Heritage has submitted all of the information required of applicants in the Enron proceeding under the "mid-range" presumption of injury. Heritage claims that Arrow made regular purchases of propane from Enrons affiliate Northern throughout the refund period (June 13, 1973 through January 1981) in order to supply its retail customers. Heritage submitted a copy of a certification required by the Mandatory Propane Allocation Program dated December 1973 which shows that Arrow purchased approximately 720,875 gallons of propane per year. In light of this certification, we believe that it is reasonable to accept Heritages explanation concerning the nature of its business and its Enron purchases. Therefore, the total approved gallonage claim granted to Heritage in this Decision is 5,500,276 gallons (720,875 gallons per year x 7.63 years in the refund period = 5,500,276 gallons).
Heritage has not claimed that Arrow was disproportionately overcharged. Nor has it attempted to prove that Arrow was injured by Enron's alleged overcharges. Therefore, under the "mid-range" presumption of injury, Heritage will receive a principal refund of $19,834 (5,500,276 x $.00601 x 60 percent = $19,834). Heritage will also receive $14,673 as its pro rata share of the interest that has accrued on the consent order funds since they were placed in escrow.(2) Accordingly, the total refund granted to Heritage, including interest, is $34,507.
It Is Therefore Ordered That:
(1) The Motion for Reconsideration submitted by Heritage Propane (Case No. RR340-00005) is hereby granted as specified in paragraph (2).

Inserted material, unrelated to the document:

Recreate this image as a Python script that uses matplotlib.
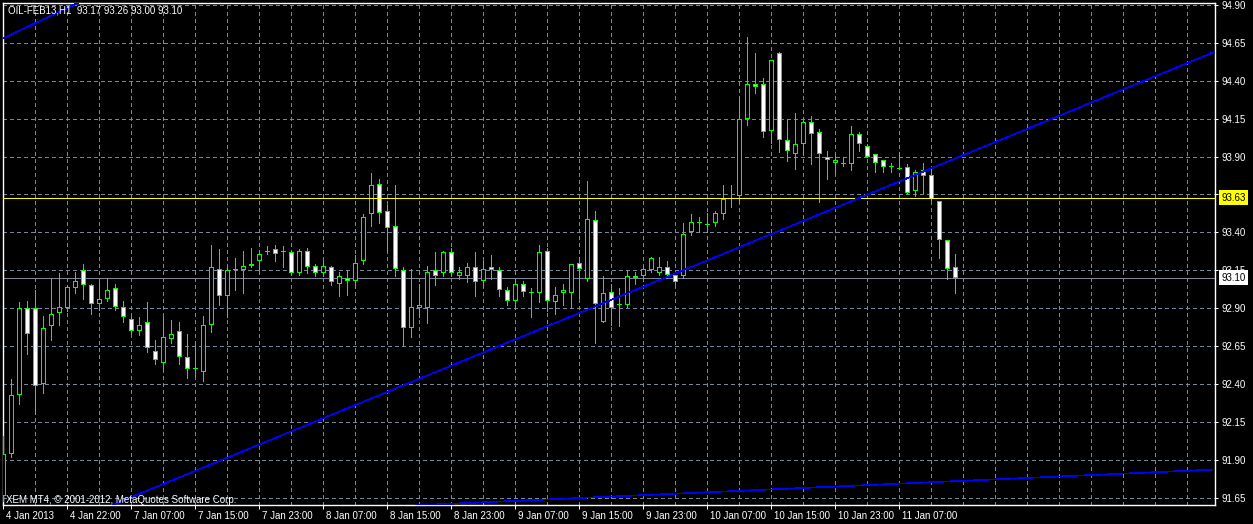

(2) The Director of Special Accounts and Payroll, Office of the Controller of the Department of Energy shall take appropriate action to disburse a total of $34,507 from the DOE deposit fund escrow account maintained at the Department of the Treasury and funded by Enron Corp., Consent Order No. 730V00221Z, to (Case No. RR340-00005):
Heritage Propane
c/o William V. Cody
Vice President - Supply & Wholesale
11768 Atwood Road, Suite 21-A
Auburn, CA 95603
(3) The determination made in this Decision and Order is based on the presumed validity of the statements and documentary material submitted by the applicant. The determination may be revoked or modified at any time upon a determination that the factual basis underlying the Application for Refund is incorrect.
(4) This is a final Order of the Department of Energy.
George B. Breznay
Director
Office of Hearings and Appeals
Date: May 12, 1998
(1)1/ This amount was derived by dividing the fund received from Enron allocable to refined products ($43,200,000) by the estimated volume of refined products sold by Enron from June 13, 1973 through the date of decontrol of the relevant product (7,186,265,624). Id. at n. 8.
(2)Interest is paid on Enron refunds at the rate of $0.7398 per dollar of refund.